Radioactive iodine detected in Europe

15th November 2011

Nuclear energy agencies in Europe have begun to detect elevated levels of iodine-131 from an undetermined source.


While the Fukushima nuclear disasters of earlier this year produced the radioactive element in abundance, the recent emission source may well not be the same.

The Czech Republic's nuclear security watchdog tipped off the UN nuclear energy agency, the International Atomic Energy Agency (IAEA).

Germany, Hungary, Slovakia, Austria and Sweden followed suit in noting higher-than-usual levels of the element in the atmosphere.

To date, officials in Spain, Russia, Ukraine, Finland, France, Britain, Switzerland, Poland and Norway have not detected elevated levels of radioiodine.

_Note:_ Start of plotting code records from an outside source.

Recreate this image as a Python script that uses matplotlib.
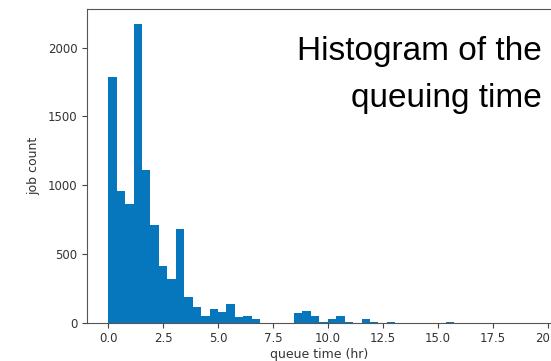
import numpy as np
import matplotlib
matplotlib.use("Agg")
import matplotlib.pyplot as plt

# histogram of queue times: 50 bins between 0 and ~19.2 hr
bin_lo = 0.0
bin_hi = 19.2
n_bins = 50
counts = [1790, 960, 865, 2175, 1110, 712, 414, 317, 680, 186,
          115, 50, 97, 80, 137, 42, 50, 28, 0, 0,
          0, 0, 67, 83, 50, 5, 23, 50, 6, 0,
          25, 3, 0, 3, 0, 0, 0, 0, 0, 0,
          3, 0, 0, 0, 0, 0, 0, 0, 0, 0]
xticks = [0.0, 2.5, 5.0, 7.5, 10.0, 12.5, 15.0, 17.5, 20.0]
yticks = [0, 500, 1000, 1500, 2000]
title_lines = ['Histogram of the', 'queuing time']

edges = np.linspace(bin_lo, bin_hi, n_bins + 1)

fig = plt.figure(figsize=(5.51, 3.61), dpi=100)
ax = fig.add_axes([0.158, 0.1066, 0.843, 0.8693])
ax.hist(edges[:-1], bins=edges, weights=counts, color='#0676bd')

ax.set_xticks(xticks)
ax.set_yticks(yticks)
ax.tick_params(labelsize=8.5, colors='#444444', labelcolor='#333333')
for s in ax.spines.values():
    s.set_color('#555555')
ax.set_xlabel('queue time (hr)', fontsize=9, color='#333333', labelpad=2)
ax.set_ylabel('job count', fontsize=9, color='#333333', labelpad=5)

# title sits inside the plot, top right, one text per line
for line, ybase in zip(title_lines, [60, 106.7]):
    fig.text(541.7 / 551, 1 - ybase / 361, line, ha='right', va='baseline',
             fontsize=24, family=['Liberation Sans', 'DejaVu Sans'])

fig.savefig('out.png', dpi=100)
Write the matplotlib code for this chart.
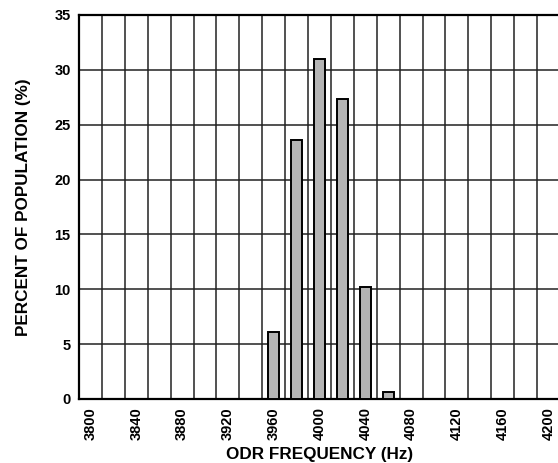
import numpy as np
import matplotlib
matplotlib.use("Agg")
import matplotlib.pyplot as plt

plt.rcParams['font.family'] = ['Liberation Sans', 'DejaVu Sans']
plt.rcParams['font.weight'] = 'bold'

# histogram of ODR frequency
freq = [3960, 3980, 4000, 4020, 4040, 4060]
percent = [6.1, 23.6, 31.0, 27.3, 10.2, 0.6]

xticks = [3800, 3840, 3880, 3920, 3960, 4000, 4040, 4080, 4120, 4160, 4200]
yticks = [0, 5, 10, 15, 20, 25, 30, 35]

fig = plt.figure(figsize=(5.58, 4.63), dpi=100)
ax = fig.add_axes([79/558, 1-399/463, 481/558, 384/463])

# grid at cell boundaries (every 20 Hz, offset by half a bin)
for g in np.arange(3810, 4200, 20):
    ax.axvline(g, color='#222222', lw=1.1, zorder=1)
for t in yticks[1:-1]:
    ax.axhline(t, color='#222222', lw=1.1, zorder=1)

ax.bar(freq, percent, width=9.5, color='#b4b4b4', edgecolor='black', lw=1.4, zorder=3)

ax.set_xlim(3790, 4210)
ax.set_ylim(0, 35)
ax.set_xticks(xticks)
ax.set_xticklabels([str(x) for x in xticks], rotation=90, fontsize=10.5, fontweight='bold')
ax.set_yticks(yticks)
ax.set_yticklabels([str(y) for y in yticks], fontsize=10.5, fontweight='bold')
ax.tick_params(length=0, pad=6)

for s in ['left', 'bottom', 'top']:
    ax.spines[s].set_linewidth(1.6)
ax.spines['right'].set_visible(False)

ax.set_xlabel('ODR FREQUENCY (Hz)', fontsize=12.3, fontweight='bold', labelpad=5)
ax.set_ylabel('PERCENT OF POPULATION (%)', fontsize=12.3, fontweight='bold', labelpad=17)

fig.savefig('out.png', dpi=100)
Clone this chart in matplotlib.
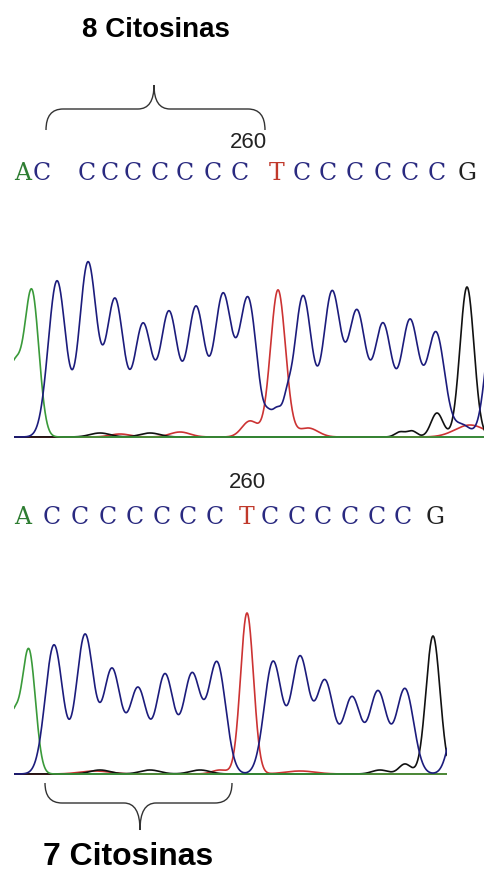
import numpy as np
import matplotlib.pyplot as plt
from matplotlib.path import Path
from matplotlib.patches import PathPatch

# chromatogram peaks: scan position, height (signal), width
# top run (8 C)
top_green_pos = [14, 32]
top_green_h = [72, 142]
top_green_w = [8, 7]
top_blue_pos = [57, 88, 115, 143, 169, 196, 223, 248, 268, 277, 287, 303, 332, 357, 383, 410, 436, 462, 494]
top_blue_h = [156, 174, 137, 112, 124, 129, 141, 138, 14, 26, 22, 141, 144, 124, 112, 116, 104, 12, 125]
top_blue_w = [8.7, 8.7, 8.7, 8.7, 8.7, 8.7, 8.7, 8.7, 4, 5, 4, 8.7, 8.7, 8.7, 8.7, 8.7, 8.7, 8, 8]
top_red_pos = [120, 180, 250, 278, 308, 470]
top_red_h = [3, 5, 16, 147, 9, 12]
top_red_w = [10, 10, 8, 7.5, 10, 15]
top_black_pos = [100, 150, 400, 412, 437, 467]
top_black_h = [4, 4, 5, 6, 24, 150]
top_black_w = [10, 10, 5, 5, 6, 7]

# bottom run (7 C)
bot_green_pos = [13, 29]
bot_green_h = [58, 121]
bot_green_w = [7, 6.5]
bot_blue_pos = [54, 85, 112, 138, 165, 192, 217, 273, 300, 325, 352, 378, 405, 458]
bot_blue_h = [129, 139, 104, 85, 99, 99, 111, 112, 116, 92, 76, 82, 85, 65]
bot_blue_w = [8.7] * 13 + [8]
bot_red_pos = [95, 220, 247, 300]
bot_red_h = [3, 4, 161, 3]
bot_red_w = [15, 8, 6.5, 15]
bot_black_pos = [100, 150, 200, 380, 405, 433]
bot_black_h = [4, 4, 4, 4, 10, 138]
bot_black_w = [10, 10, 10, 8, 6, 7]

# base calls
top_seq = "ACCCCCCCCTCCCCCCG"
top_seq_x = [23, 42, 87, 110, 133, 160, 185, 213, 240, 277, 302, 328, 355, 383, 410, 437, 467]
bot_seq = "ACCCCCCCTCCCCCCG"
bot_seq_x = [23, 52, 80, 108, 135, 162, 188, 215, 247, 270, 297, 323, 350, 377, 403, 435]

GREEN = '#3a9a3a'
BLUE = '#1c1c7c'
RED = '#cc3333'
BLACK = '#111111'
base_colors = {'A': '#2e7d32', 'C': '#2a2a80', 'T': '#c0392b', 'G': '#222222'}


def trace(x, pos, h, w):
    y = np.zeros_like(x)
    for p, a, s in zip(pos, h, w):
        y += a * np.exp(-0.5 * ((x - p) / s) ** 2)
    return y


def draw_run(ax, x0, x1, channels):
    x = np.linspace(x0, x1, 2000)
    ax.axhline(0, color='#333333', lw=1.3)
    for pos, h, w, c in channels:
        ax.plot(x, trace(x, pos, h, w), color=c, lw=1.2)
    ax.set_xlim(x0, x1)
    ax.set_ylim(-4, 180)
    ax.axis('off')


fig = plt.figure(figsize=(4.85, 8.8), dpi=100)

ax_top = fig.add_axes([14 / 485, (880 - 441) / 880, 471 / 485, 184 / 880])
draw_run(ax_top, 14, 485, [
    (top_red_pos, top_red_h, top_red_w, RED),
    (top_black_pos, top_black_h, top_black_w, BLACK),
    (top_green_pos, top_green_h, top_green_w, GREEN),
    (top_blue_pos, top_blue_h, top_blue_w, BLUE),
])

ax_bot = fig.add_axes([14 / 485, (880 - 778) / 880, 433 / 485, 184 / 880])
draw_run(ax_bot, 14, 447, [
    (bot_red_pos, bot_red_h, bot_red_w, RED),
    (bot_black_pos, bot_black_h, bot_black_w, BLACK),
    (bot_green_pos, bot_green_h, bot_green_w, GREEN),
    (bot_blue_pos, bot_blue_h, bot_blue_w, BLUE),
])

# overlay in pixel coordinates for labels and braces
ov = fig.add_axes([0, 0, 1, 1])
ov.set_xlim(0, 485)
ov.set_ylim(880, 0)
ov.axis('off')
ov.patch.set_alpha(0)

for s, xs, yb in [(top_seq, top_seq_x, 180), (bot_seq, bot_seq_x, 524)]:
    for ch, xx in zip(s, xs):
        ov.text(xx, yb, ch, color=base_colors[ch], fontsize=17, family='DejaVu Serif',
                ha='center', va='baseline')

ov.text(248, 148, '260', fontsize=16, family='Liberation Sans', color='#222222', ha='center', va='baseline')
ov.text(247, 488, '260', fontsize=16, family='Liberation Sans', color='#222222', ha='center', va='baseline')

ov.text(156, 37, '8 Citosinas', fontsize=20, fontweight='bold', family='Liberation Sans',
        ha='center', va='baseline')
ov.text(128, 865, '7 Citosinas', fontsize=23, fontweight='bold', family='Liberation Sans',
        ha='center', va='baseline')


def brace(xl, xr, xc, y_end, y_mid, y_tip):
    verts = [(xl, y_end), (xl, y_mid), (xl + 17, y_mid),
             (xc - 16, y_mid),
             (xc, y_mid), (xc, y_tip),
             (xc, y_mid), (xc + 16, y_mid),
             (xr - 17, y_mid),
             (xr, y_mid), (xr, y_end)]
    codes = [Path.MOVETO, Path.CURVE3, Path.CURVE3, Path.LINETO,
             Path.CURVE3, Path.CURVE3, Path.CURVE3, Path.CURVE3,
             Path.LINETO, Path.CURVE3, Path.CURVE3]
    ov.add_patch(PathPatch(Path(verts, codes), fill=False, ec='#333333', lw=1.0))


brace(46, 265, 154, 130, 109, 85)
brace(45, 232, 140, 783, 803, 830)

fig.savefig('out.png', dpi=100, facecolor='white')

The element has been linked to cancer, and can contaminate fruit and vegetables, but governments are insistent that the recently noted levels of iodine-131 do not pose a human health risk.

Paddy Regan, a professor of nuclear physics at the University of Surrey, said the suggestion that the radioiodine may have inadvertently leaked from a manufacturing process sounded very sensible and totally reasonable.

He said that it would be very unlikely for the recent spike in atmospheric radioiodine to have come from Fukushima, since the accident was so many months ago and iodine-131 had a brief half-life.

Massimo Sepielli, head of the nuclear fission unit of Italy's national alternative energy body, said that the material could have come from a hospital.

Malcolm Sperrin, director of medical physics at the Royal Berkshire Hospital, said that the iodine may be the result of excretion by patients undergoing medical treatment.

He said that, while such patients were carefully controlled, some release of iodine into the environment would probably occur.

In an official statement, the IAEA said that it had learned about similar measurements in other locations across Europe, and that the organisation was working with its partners in order to determine the source of the emission.

The Czech watchdog, which originally noticed the emission, said it had first detected radioiodine late last month.

Dana Drabova, Czech State Office for Nuclear Safety chief, said that her organization had decided with probability bordering on certainty that the source was outside the Czech Republic, and that they had asked the IAEA if they know what the source could be.

Austria's Environment Ministry said that the estimated dose for citizens there was a fraction of a percent of that received during a transatlantic flight.

Earlier this year, the world's worst nuclear accident since 1986 occurred following an earthquake and tsunami, ejecting radioactive material from the Fukushima nuclear plant that was later detected around the world.